Retype only the lines running from the beginning of the entries below to the line with "Bar, XAxis, YAxis", both included. Do not include pictures.
[start]
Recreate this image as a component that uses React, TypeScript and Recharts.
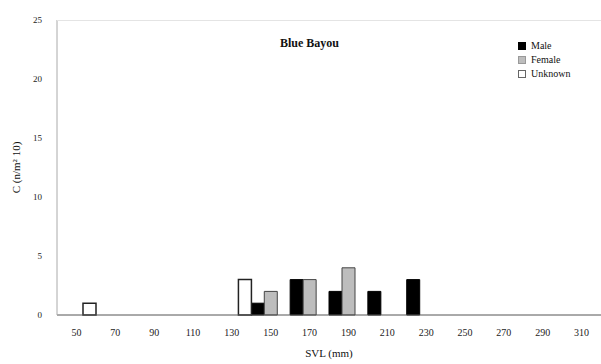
import React from 'react';
import { BarChart, Bar, XAxis, YAxis } from 'recharts';

// SVL bins (mm)
const bins = ['50', '70', '90', '110', '130', '150', '170', '190', '210', '230', '250', '270', '290', '310'];
const male = [0, 0, 0, 0, 0, 1, 3, 2, 2, 3, 0, 0, 0, 0];
const female = [0, 0, 0, 0, 0, 2, 3, 4, 0, 0, 0, 0, 0, 0];
const unknown = [1, 0, 0, 0, 3, 0, 0, 0, 0, 0, 0, 0, 0, 0];
const yTicks = [0, 5, 10, 15, 20, 25];

const data = bins.map((b, i) => ({ bin: b, Male: male[i], Female: female[i], Unknown: unknown[i] }));

const font = '"Liberation Serif", "DejaVu Serif", serif';

const legendItems = [
  { name: 'Male', fill: '#000', stroke: '#000' },
  { name: 'Female', fill: '#bdbdbd', stroke: '#999' },
  { name: 'Unknown', fill: '#fff', stroke: '#666' },
];

const LegendBox = () => (
  <div style={{ position: 'absolute', left: 518, top: 39, fontFamily: font, fontSize: 10, color: '#111', lineHeight: '14px' }}>
    {legendItems.map((it) => (
      <div key={it.name} style={{ display: 'flex', alignItems: 'center' }}>
        <span style={{ width: 6, height: 6, background: it.fill, border: `1px solid ${it.stroke}`, marginRight: 5, display: 'inline-block' }} />
        {it.name}
      </div>
    ))}
  </div>
);

export default function App() {
  return (
    <div style={{ position: 'absolute', left: 0, top: 0, width: 601, height: 364, background: '#fff' }}>
      <BarChart width={601} height={364} data={data} margin={{ top: 20, right: 0, bottom: 19, left: 0 }} barCategoryGap={0} barGap={0}>
        <XAxis
          dataKey="bin"
          height={30}
          tickLine={false}
          axisLine={{ stroke: '#555' }}
          tick={{ fill: '#222', fontSize: 10, fontFamily: font }}
          tickMargin={8}
          interval={0}
          label={{ value: 'SVL (mm)', position: 'insideBottom', offset: -12, style: { fontFamily: font, fontSize: 11, fill: '#111' } }}
        />
        <YAxis
          width={57}
          domain={[0, 25]}
          ticks={yTicks}
          tickLine={false}
          axisLine={{ stroke: '#aaa' }}
          tick={{ fill: '#222', fontSize: 9, fontFamily: font }}
          tickMargin={9}
          label={{ value: 'C (n/m² 10)', angle: -90, position: 'insideLeft', offset: 16, style: { fontFamily: font, fontSize: 11, fill: '#111', textAnchor: 'middle' } }}
        />
        <Bar dataKey="Male" fill="#000" stroke="#000" isAnimationActive={false} />
        <Bar dataKey="Female" fill="#bdbdbd" stroke="#444" strokeWidth={1} isAnimationActive={false} />
        <Bar dataKey="Unknown" fill="#fff" stroke="#222" strokeWidth={1.5} isAnimationActive={false} />
      </BarChart>
      <LegendBox />
      <div style={{ position: 'absolute', left: 57, right: 0, top: 20, height: 1, background: '#e4e4e4' }} />
      <div style={{ position: 'absolute', left: 280, top: 36, fontFamily: font, fontSize: 12, fontWeight: 'bold', color: '#111' }}>
        Blue Bayou
      </div>
    </div>
  );
}
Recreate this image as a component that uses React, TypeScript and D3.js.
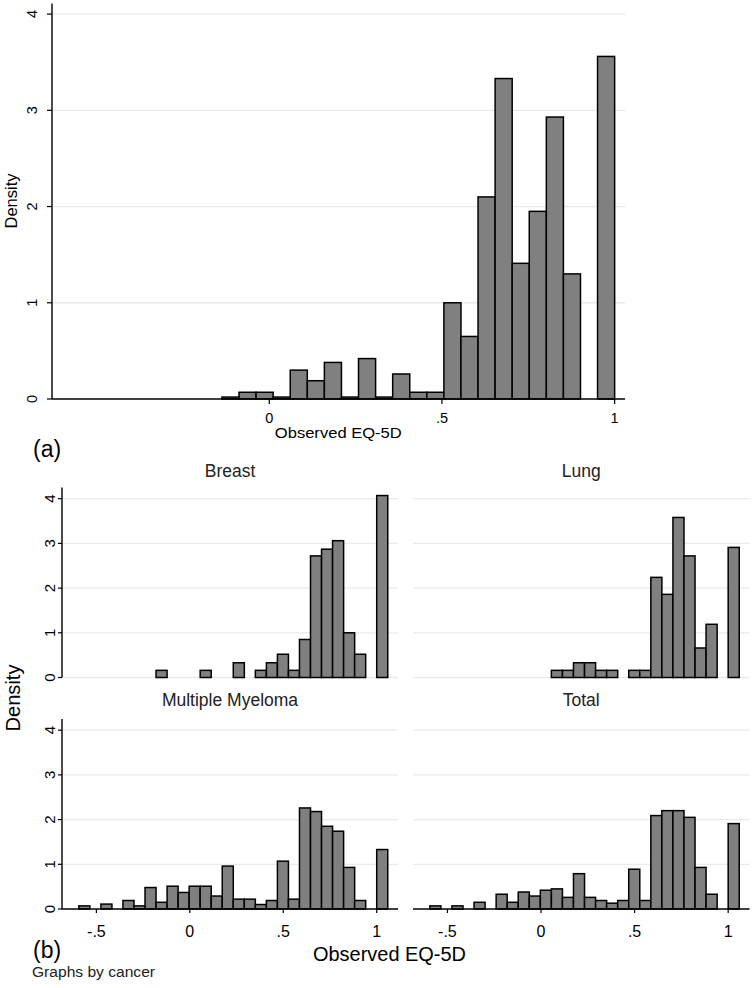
import React from 'react';
import * as d3 from 'd3';

// ---------- DATA ----------
// Panel (a): overall histogram, 23 bins from -0.137 to 1.0
const topBinStart = -0.137;
const topBinEnd = 1.0;
const topDensity = [0.02, 0.07, 0.07, 0.02, 0.3, 0.19, 0.38, 0.02, 0.42, 0.02, 0.26, 0.07, 0.07, 1.0, 0.65, 2.1, 3.33, 1.41, 1.95, 2.93, 1.3, 0, 3.56];

// Panel (b): by cancer, 28 bins starting at -0.594, width 0.05904
const panelBinStart = -0.594;
const panelBinWidth = 0.05904;
const panelNames = ['Breast', 'Lung', 'Multiple Myeloma', 'Total'];
const breastDensity = [0, 0, 0, 0, 0, 0, 0, 0.16, 0, 0, 0, 0.16, 0, 0, 0.33, 0, 0.16, 0.33, 0.52, 0.16, 0.85, 2.72, 2.87, 3.06, 1.0, 0.52, 0, 4.07];
const lungDensity = [0, 0, 0, 0, 0, 0, 0, 0, 0, 0, 0, 0.16, 0.16, 0.33, 0.33, 0.16, 0.16, 0, 0.16, 0.16, 2.24, 1.86, 3.58, 2.72, 0.66, 1.19, 0, 2.91];
const myelomaDensity = [0.07, 0, 0.11, 0, 0.19, 0.07, 0.48, 0.15, 0.51, 0.37, 0.51, 0.51, 0.29, 0.96, 0.22, 0.22, 0.1, 0.19, 1.07, 0.22, 2.26, 2.18, 1.85, 1.74, 0.93, 0.19, 0, 1.33];
const totalDensity = [0.07, 0, 0.07, 0, 0.15, 0, 0.33, 0.15, 0.38, 0.29, 0.42, 0.45, 0.26, 0.79, 0.26, 0.19, 0.13, 0.19, 0.89, 0.19, 2.09, 2.2, 2.2, 2.05, 0.93, 0.33, 0, 1.91];

const yTicks = [0, 1, 2, 3, 4];
const topXTicks = [0, 0.5, 1];
const panelXTicks = [-0.5, 0, 0.5, 1];

const xTitle = 'Observed EQ-5D';
const yTitle = 'Density';
const noteText = 'Graphs by cancer';

// ---------- STYLE ----------
const FONT = '"Liberation Sans", Arial, Helvetica, sans-serif';
const BAR_FILL = '#808080';
const GRID = '#eaeaea';

const fmt = (v: number) => String(v).replace(/^(-?)0\./, '$1.');

function Bars({ data, start, width, x, y }: any) {
  return (
    <g>
      {data.map((v: number, k: number) => {
        if (v <= 0) return null;
        const x0 = x(start + k * width);
        const x1 = x(start + (k + 1) * width);
        return (
          <rect key={k} x={x0} y={y(v)} width={x1 - x0} height={y(0) - y(v)}
            fill={BAR_FILL} stroke="#000" strokeWidth={1.5} />
        );
      })}
    </g>
  );
}

export default function App() {
  // ----- top panel scales -----
  const xTop = d3.scaleLinear().domain([-0.629, 1.03]).range([52, 625]);
  const yTop = d3.scaleLinear().domain([0, 4.11]).range([399, 3.5]);
  const topWidth = (topBinEnd - topBinStart) / topDensity.length;

  // ----- facet scales -----
  const xDom = [-0.684, 1.114];
  const colRanges = [[62, 398], [413, 749.5]];
  const rowRanges = [[677.5, 487.5], [909, 719]];
  const yDom = [0, 4.25];
  const panelData = [breastDensity, lungDensity, myelomaDensity, totalDensity];

  const panels = panelData.map((data, i) => {
    const col = i % 2;
    const row = Math.floor(i / 2);
    const x = d3.scaleLinear().domain(xDom).range(colRanges[col]);
    const y = d3.scaleLinear().domain(yDom).range(rowRanges[row]);
    return { data, col, row, x, y, name: panelNames[i] };
  });

  return (
    <svg width={752} height={988} style={{ position: 'absolute', left: 0, top: 0, background: '#fff' }}
      fontFamily={FONT}>
      <rect x={0} y={0} width={752} height={988} fill="#fff" />

      {/* ===== Panel (a) ===== */}
      <g>
        {yTicks.filter(t => t > 0).map(t => (
          <line key={t} x1={xTop.range()[0]} x2={xTop.range()[1]} y1={yTop(t)} y2={yTop(t)} stroke={GRID} strokeWidth={1.3} />
        ))}
        <Bars data={topDensity} start={topBinStart} width={topWidth} x={xTop} y={yTop} />
        {/* axes */}
        <line x1={52} x2={52} y1={yTop.range()[1]} y2={yTop(0)} stroke="#000" strokeWidth={1.4} />
        <line x1={52} x2={625} y1={yTop(0)} y2={yTop(0)} stroke="#000" strokeWidth={1.4} />
        {yTicks.map(t => (
          <g key={t}>
            <line x1={47} x2={52} y1={yTop(t)} y2={yTop(t)} stroke="#000" strokeWidth={1.2} />
            <text transform={`translate(37,${yTop(t)}) rotate(-90)`} textAnchor="middle" fontSize={14.5} fill="#000">{fmt(t)}</text>
          </g>
        ))}
        {topXTicks.map(t => (
          <g key={t}>
            <line x1={xTop(t)} x2={xTop(t)} y1={yTop(0)} y2={yTop(0) + 5} stroke="#000" strokeWidth={1.2} />
            <text x={xTop(t)} y={423} textAnchor="middle" fontSize={14.5} fill="#000">{fmt(t)}</text>
          </g>
        ))}
        <text transform="translate(17,201) rotate(-90)" textAnchor="middle" fontSize={16} textLength={55} lengthAdjust="spacingAndGlyphs" fill="#000">{yTitle}</text>
        <text x={338.3} y={438.3} textAnchor="middle" fontSize={15} textLength={127} lengthAdjust="spacingAndGlyphs" fill="#000">{xTitle}</text>
        <text x={33} y={457} fontSize={23} fill="#000">(a)</text>
      </g>

      {/* ===== Panel (b) ===== */}
      {panels.map((p, i) => {
        const [xl, xr] = p.x.range();
        const y0 = p.y(0);
        const yTopPx = p.y.range()[1];
        const cx = (xl + xr) / 2;
        return (
          <g key={i}>
            {yTicks.filter(t => p.row === 0 || t > 0).map(t => (
              <line key={t} x1={xl} x2={xr} y1={p.y(t)} y2={p.y(t)} stroke={GRID} strokeWidth={1.3} />
            ))}
            <text x={cx} y={p.row === 0 ? 476.5 : 705.5} textAnchor="middle" fontSize={17.5} fill="#222">{p.name}</text>
            <Bars data={p.data} start={panelBinStart} width={panelBinWidth} x={p.x} y={p.y} />
            {p.col === 0 && (
              <g>
                <line x1={xl} x2={xl} y1={yTopPx} y2={y0} stroke="#000" strokeWidth={1.4} />
                {yTicks.map(t => (
                  <g key={t}>
                    <line x1={xl - 4} x2={xl} y1={p.y(t)} y2={p.y(t)} stroke="#000" strokeWidth={1.2} />
                    <text transform={`translate(55,${p.y(t)}) rotate(-90)`} textAnchor="middle" fontSize={15} fill="#000">{fmt(t)}</text>
                  </g>
                ))}
              </g>
            )}
            {p.row === 1 && (
              <g>
                <line x1={xl} x2={xr} y1={y0} y2={y0} stroke="#000" strokeWidth={1.4} />
                {panelXTicks.map(t => (
                  <g key={t}>
                    <line x1={p.x(t)} x2={p.x(t)} y1={y0} y2={y0 + 4} stroke="#000" strokeWidth={1.2} />
                    <text x={p.x(t)} y={937} textAnchor="middle" fontSize={16} fill="#000">{fmt(t)}</text>
                  </g>
                ))}
              </g>
            )}
          </g>
        );
      })}
      <text transform="translate(20,698) rotate(-90)" textAnchor="middle" fontSize={20} textLength={67} lengthAdjust="spacingAndGlyphs" fill="#000">{yTitle}</text>
      <text x={389.5} y={961} textAnchor="middle" fontSize={20} textLength={153} lengthAdjust="spacingAndGlyphs" fill="#000">{xTitle}</text>
      <text x={33} y={958} fontSize={23} fill="#000">(b)</text>
      <text x={32} y={977} fontSize={14} textLength={123} lengthAdjust="spacingAndGlyphs" fill="#222">{noteText}</text>
    </svg>
  );
}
[end]
● Final result:
Recreate this image as a component that uses React, TypeScript and Recharts.
import React from 'react';
import { BarChart, Bar, XAxis, YAxis } from 'recharts';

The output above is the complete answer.